I get it, I used to get really upset when business "overruled" engineering advise and decided to adopt a subpar solution, such as reaching for a 3rd party vendor or telling me what library they want me to use.

Then I realized that the job of a really good senior engineer is to offer options, be able to discuss the tradeoffs of each and to empower the business to make informed decisions that take ALL of the context into account: budgets, timelines, market pressures, planned shelf-life of the application, what "quality" means to end users etc.

It is the business' role to do cost benefit analysis. Engineers tend to get into the mindset of "there is one, 'right', way to do something." The reality is that there are many possible solutions to a given problem, each with their own tradeoffs. The business hired you to be able to provide solutions that align with business goals, objectives and budgets.

If a manager is telling you that they like a particular tool and would like you to consider it, that's a sign that you have failed at communicating. You have not communicated the fact that you have already explored various options, you have not communicated the fact that you understand that there are tradeoffs to be found among various options, you have not communicated that there are options at all. Most likely you did what engineers are inclined to do: you told them what you think is the 'right' way to do it, and they don't like that because it is too expensive and you didn't give them a single "out" so they are looking for them themselves (even though that was your job).

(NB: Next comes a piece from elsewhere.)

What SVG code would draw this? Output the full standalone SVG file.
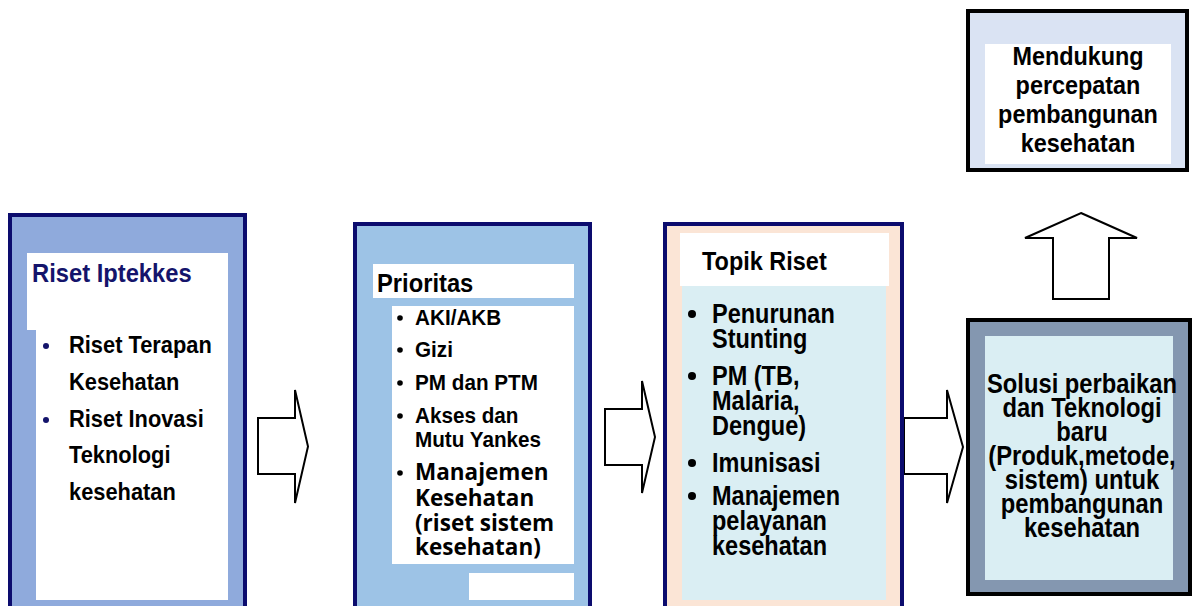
<svg xmlns="http://www.w3.org/2000/svg" width="1201" height="606" viewBox="0 0 1201 606">
<style>
.t{font-family:"Liberation Sans",Arial,sans-serif;font-weight:bold;fill:#000}
.c{font-family:"Open Sans","Liberation Sans",sans-serif;font-weight:bold;fill:#000}
.nav{stroke:#0c0c6e;stroke-width:4}
.blk{stroke:#000;stroke-width:4}
.arr{fill:#fff;stroke:#000;stroke-width:2;stroke-linejoin:miter}
</style>
<rect width="1201" height="606" fill="#fff"/>
<g id="connectors">
<polygon class="arr" points="258,418 295,418 295,390 308,446.5 295,503 295,474 258,474"/>
<polygon class="arr" points="605,409 642,409 642,381 655,437 642,493 642,465 605,465"/>
<polygon class="arr" points="904,418 947,418 947,390 963,447 947,503 947,474 904,474"/>
<polygon class="arr" points="1081,213 1137,238 1109,238 1109,299 1053,299 1053,238 1025,238"/>
</g>
<g id="riset-iptekkes">
<rect class="nav" x="10" y="215" width="235" height="400" fill="#8faadc"/>
<rect x="27" y="253" width="201" height="77" fill="#fff"/>
<rect x="36" y="330" width="192" height="270" fill="#fff"/>
<g transform="translate(32,0) scale(0.95,1)"><text class="t" x="0" y="282" font-size="25" style="fill:#14146b">Riset Iptekkes</text></g>
<circle cx="46" cy="346" r="3" fill="#14146b"/>
<circle cx="46" cy="420" r="3" fill="#14146b"/>
<g transform="translate(69,0) scale(0.95,1)" font-size="23">
<text class="t" x="0" y="353">Riset Terapan</text>
<text class="t" x="0" y="390">Kesehatan</text>
<text class="t" x="0" y="427">Riset Inovasi</text>
<text class="t" x="0" y="463">Teknologi</text>
<text class="t" x="0" y="500">kesehatan</text>
</g>
</g>
<g id="prioritas">
<rect class="nav" x="355" y="224" width="235" height="400" fill="#9dc3e6"/>
<rect x="373" y="264" width="201" height="34" fill="#fff"/>
<rect x="392" y="306" width="182" height="258" fill="#fff"/>
<rect x="469" y="573" width="105" height="27" fill="#fff"/>
<g transform="translate(377,0) scale(0.95,1)"><text class="t" x="0" y="292" font-size="25">Prioritas</text></g>
<g fill="#000">
<circle cx="400" cy="318" r="2.8"/>
<circle cx="400" cy="350" r="2.8"/>
<circle cx="400" cy="383" r="2.8"/>
<circle cx="400" cy="416" r="2.8"/>
<circle cx="400" cy="473" r="2.8"/>
</g>
<g transform="translate(415,0) scale(0.92,1)" font-size="22.5">
<text class="t" x="0" y="325">AKI/AKB</text>
<text class="t" x="0" y="357">Gizi</text>
<text class="t" x="0" y="390">PM dan PTM</text>
<text class="t" x="0" y="423">Akses dan</text>
<text class="t" x="0" y="447">Mutu Yankes</text>
</g>
<g font-size="22.5">
<text class="c" x="415" y="480">Manajemen</text>
<text class="c" x="415" y="506">Kesehatan</text>
<text class="c" x="415" y="531">(riset sistem</text>
<text class="c" x="415" y="555">kesehatan)</text>
</g>
</g>
<g id="topik-riset">
<rect class="nav" x="665" y="224" width="237" height="400" fill="#fbe5d6"/>
<rect x="680" y="233" width="209" height="53" fill="#fff"/>
<rect x="682" y="286" width="204" height="314" fill="#daeef3"/>
<g transform="translate(702,0) scale(0.92,1)"><text class="t" x="0" y="270" font-size="25.5">Topik Riset</text></g>
<g fill="#000">
<circle cx="692" cy="314" r="4"/>
<circle cx="692" cy="376" r="4"/>
<circle cx="692" cy="463" r="4"/>
<circle cx="692" cy="496" r="4"/>
</g>
<g transform="translate(712,0) scale(0.84,1)" font-size="28">
<text class="t" x="0" y="323">Penurunan</text>
<text class="t" x="0" y="348">Stunting</text>
<text class="t" x="0" y="385">PM (TB,</text>
<text class="t" x="0" y="410">Malaria,</text>
<text class="t" x="0" y="435">Dengue)</text>
<text class="t" x="0" y="472">Imunisasi</text>
<text class="t" x="0" y="505">Manajemen</text>
<text class="t" x="0" y="530">pelayanan</text>
<text class="t" x="0" y="555">kesehatan</text>
</g>
</g>
<g id="solusi">
<rect class="blk" x="968" y="320" width="222" height="274" fill="#8497b0"/>
<rect x="985" y="336" width="188" height="244" fill="#daeef3"/>
<g transform="translate(1082,0) scale(0.88,1)" font-size="27" text-anchor="middle">
<text class="t" x="0" y="393">Solusi perbaikan</text>
<text class="t" x="0" y="417">dan Teknologi</text>
<text class="t" x="0" y="441">baru</text>
<text class="t" x="0" y="465">(Produk,metode,</text>
<text class="t" x="0" y="489">sistem) untuk</text>
<text class="t" x="0" y="513">pembangunan</text>
<text class="t" x="0" y="537">kesehatan</text>
</g>
</g>
<g id="mendukung">
<rect class="blk" x="968" y="11" width="219" height="159" fill="#dae3f3"/>
<rect x="985" y="44" width="186" height="120" fill="#fff"/>
<g transform="translate(1078,0) scale(0.9,1)" font-size="26" text-anchor="middle">
<text class="t" x="0" y="65">Mendukung</text>
<text class="t" x="0" y="94">percepatan</text>
<text class="t" x="0" y="123">pembangunan</text>
<text class="t" x="0" y="152">kesehatan</text>
</g>
</g>
</svg>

"Synergy: Value genuine, purpose-driven communication over forced meetings and rigid processes."

That's no different than "people over processes" from the original Agile manifesto.

"Adaptability"

What do you think 'agile' means?

"Courage: Foster an environment where taking risks and learning from failures lead to breakthrough solutions."

Courage is a value that companies either hold or they don't. At my current employer we embody this as "Normal sucks" in our core values. This tends to be a culture problem when companies don't value courage. I don't object to this one, but it suggests that the author is bitter having worked at companies that don't value this and want to maintain status-quo.

"Mastery: Cultivate engineers who combine deep technical proficiency with a clear understanding of the product vision."

Here's the catch-22 when it comes to business:

You want to hire a team of super experienced and talented engineers who can develop your application to an incredibly high standard in a very fast time.

Your first problem is that the labour pool for software is already tiny. That's why wages are high. So you have a hard time just finding these engineers in the first place. Once you've invested weeks into trying to recruit them, some Fintech company with a bigger budget snatches them up from under you.

Now say you did manage to hire a few. These are middle-aged individuals with families who cost a small fortune and have very low tolerances for bullshit. They will not work weekends. They may be willing to work the occasional overtime but only if that's a rare occurrence, they participated in getting the team into the weeds and the overtime is guaranteed to get the team back on track.

This senior engineer isn't looking to get promoted, they are already earning enough comp that more money no longer motivates them. Some of them are approaching retirement while others are looking to move into leadership positions.

Whereas you have less difficulty hiring someone with 5 years experience. This is a young person in their mid-twenties who has something to prove. They want to get promoted so they want to impress you. They are not married with children and so they are way more willing to give up weekends and churn out mediocre pull requests like it's no ones' business.

What the younger engineer needs is guidance and mentorship. They need the people that you want writing the code teaching them how to write the code that you want.

That's another culture issue. But hiring is difficult especially if the person doing the hiring is not an expert in the domain they're hiring for. This will be the case for virtually ALL tech startups that aren't being co-founded by an engineer ... you need to trust that the top engineering talent you are hiring is competent to do the tech hiring for you.